American football coach (born 1978)

Jim O'Neil (born October 26, 1978) is an American football coach who currently is the Assistant Head Coach / Safeties for the Detroit Lions. Previously he was the defensive coordinator at Northwestern University and as assistant coach in the NFL for the New York Jets, Buffalo Bills, Cleveland Browns, the San Francisco 49ers and Las Vegas Raiders. He was a coach for numerous college football teams before that.

==College career==
From 2006 to 2008, he was at Eastern Michigan as the recruiting coordinator and safeties coach.

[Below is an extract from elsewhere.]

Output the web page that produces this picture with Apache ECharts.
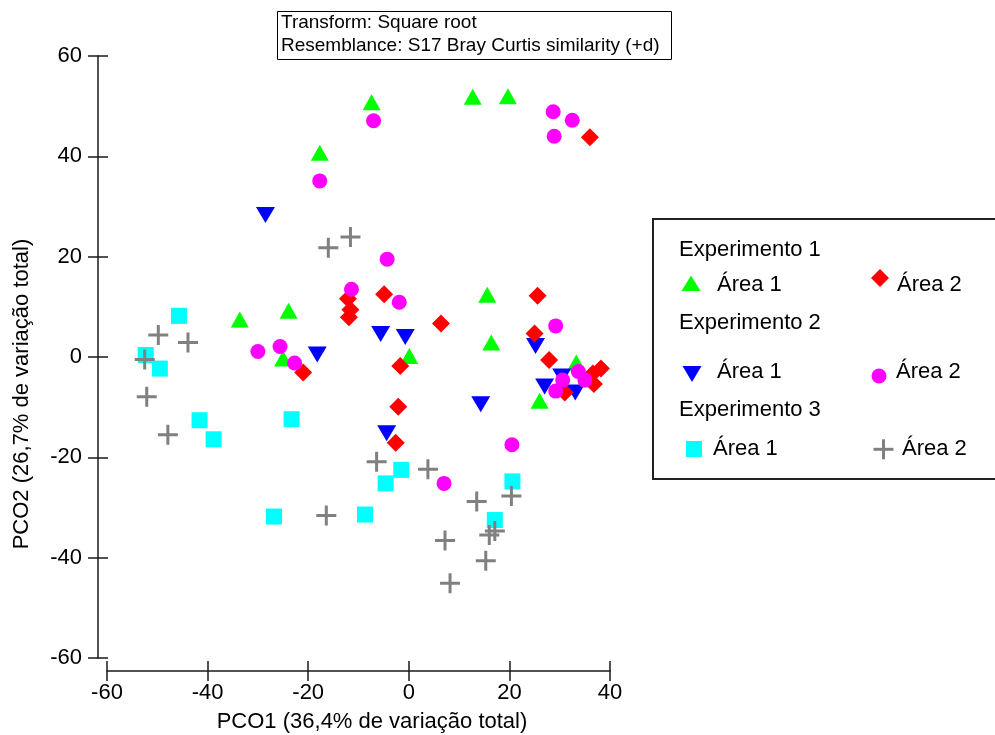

He was the defensive coordinator at Towson in 2005, a graduate assistant/defensive back coach at Northwestern from 2003 to 2004, assistant offensive line coach at Pennsylvania in 2002 and an assistant offensive line/tight ends coach at SUNY Albany in 2001. O'Neil returned to Northwestern as the defensive coordinator for the 2021 and 2022 seasons.

==Professional career==

===New York Jets===
O'Neil entered the NFL joining the New York Jets as a defensive quality control & defensive backs coach in 2009. He was moved to assistant defensive backs coach in 2010 and remained in that position through the 2012 season.

===Buffalo Bills===
O’Neil spent the 2013 season as the linebackers coach for the Buffalo Bills.

===Cleveland Browns===
After the 2013 season, O'Neil was hired as the defensive coordinator of the Cleveland Browns in 2014, but was relieved of his duties after the 2015 season due to a coaching overhaul after head coach Mike Pettine was fired.

===San Francisco 49ers===
O'Neil was hired by Chip Kelly on January 26, 2016, to become the defensive coordinator of the San Francisco 49ers.

===Oakland/Las Vegas Raiders===
In January 2018 the Raiders hired O'Neil to be their Senior defensive assistant. He was promoted to the Defensive backs coach for the 2019–2020 seasons.

===Detroit Lions===
O'Neil was hired by the Lions on February 21, 2024, to become the defensive assistant of the Detroit Lions.